Material:

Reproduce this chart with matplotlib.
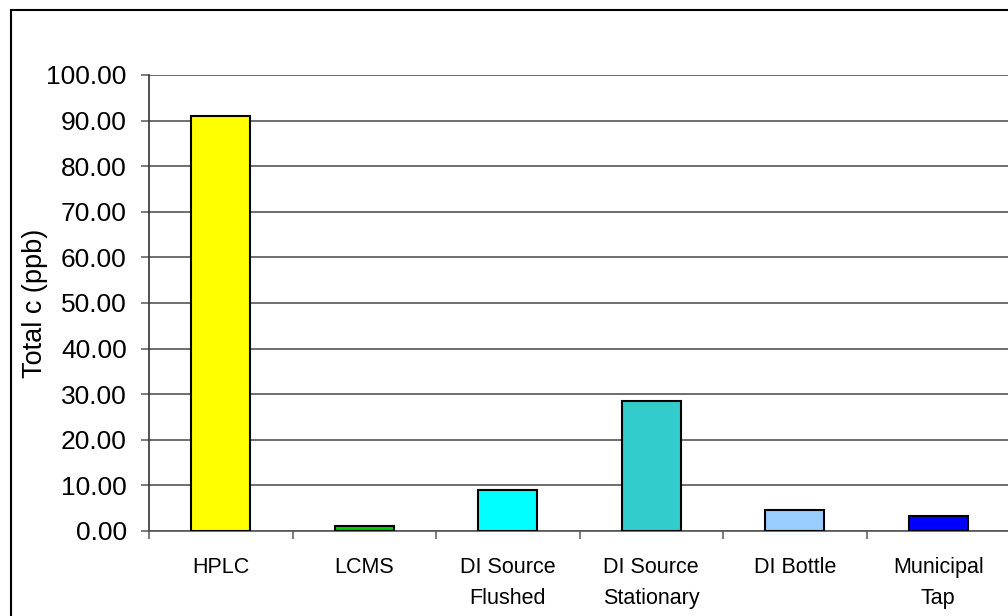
import matplotlib
matplotlib.use("Agg")
import matplotlib.pyplot as plt
from matplotlib.patches import Rectangle

# Sample categories and measured totals (ppb)
categories = ["HPLC", "LCMS", "DI Source\nFlushed", "DI Source\nStationary",
              "DI Bottle", "Municipal\nTap"]
totals = [91.0, 1.0, 8.9, 28.6, 4.7, 3.3]
bar_colors = ["#FFFF00", "#00CC00", "#00FFFF", "#33CCCC", "#99CCFF", "#0000FF"]
y_ticks = [0, 10, 20, 30, 40, 50, 60, 70, 80, 90, 100]

plt.rcParams['font.family'] = ['Liberation Sans', 'DejaVu Sans']

fig = plt.figure(figsize=(10.08, 6.16), dpi=100)
ax = fig.add_axes([149 / 1008, 1 - 531 / 616, 861 / 1008, 456 / 616])

# Chart border like a spreadsheet chart area
fig.patches.append(Rectangle((11 / 1008, -0.1), 1.2, 1 - 10 / 616 + 0.1,
                             transform=fig.transFigure, fill=False,
                             edgecolor="black", linewidth=1.5))

x = range(len(categories))
ax.bar(x, totals, width=0.41, color=bar_colors, edgecolor="black",
       linewidth=1.5, zorder=3)

ax.set_xlim(-0.5, len(categories) - 0.5)
ax.set_ylim(0, 100)
ax.set_yticks(y_ticks)
ax.set_yticklabels([f"{v:.2f}" for v in y_ticks], fontsize=19)
ax.yaxis.grid(True, color="#555555", linewidth=1.2, zorder=0)

# Category labels centred, tick marks between categories
ax.set_xticks(list(x))
ax.set_xticklabels(categories, fontsize=15.5, linespacing=1.62, va="top")
ax.tick_params(axis="x", length=0, pad=19)
ax.set_xticks([i - 0.5 for i in range(len(categories) + 1)], minor=True)
ax.tick_params(axis="x", which="minor", length=6, width=1.2, color="#666666",
               direction="out")
ax.tick_params(axis="y", length=6, width=1.2, color="#666666", pad=10)

for side in ["top", "right"]:
    ax.spines[side].set_visible(False)
ax.spines["left"].set_color("#333333")
ax.spines["left"].set_linewidth(1.2)
ax.spines["bottom"].set_color("#555555")
ax.spines["bottom"].set_linewidth(1.2)

ax.set_ylabel("Total c (ppb)", fontsize=19.5, va="center")
ax.yaxis.set_label_coords((35 - 149) / 861, 0.5)

fig.savefig("out.png", dpi=100)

Set exercise: From the first line above to the line containing "from matplotlib.patches import Rectangle", repeat each line exactly. Pictures stay out.

Result of the task:
Reproduce this chart with matplotlib.
import matplotlib
matplotlib.use("Agg")
import matplotlib.pyplot as plt
from matplotlib.patches import Rectangle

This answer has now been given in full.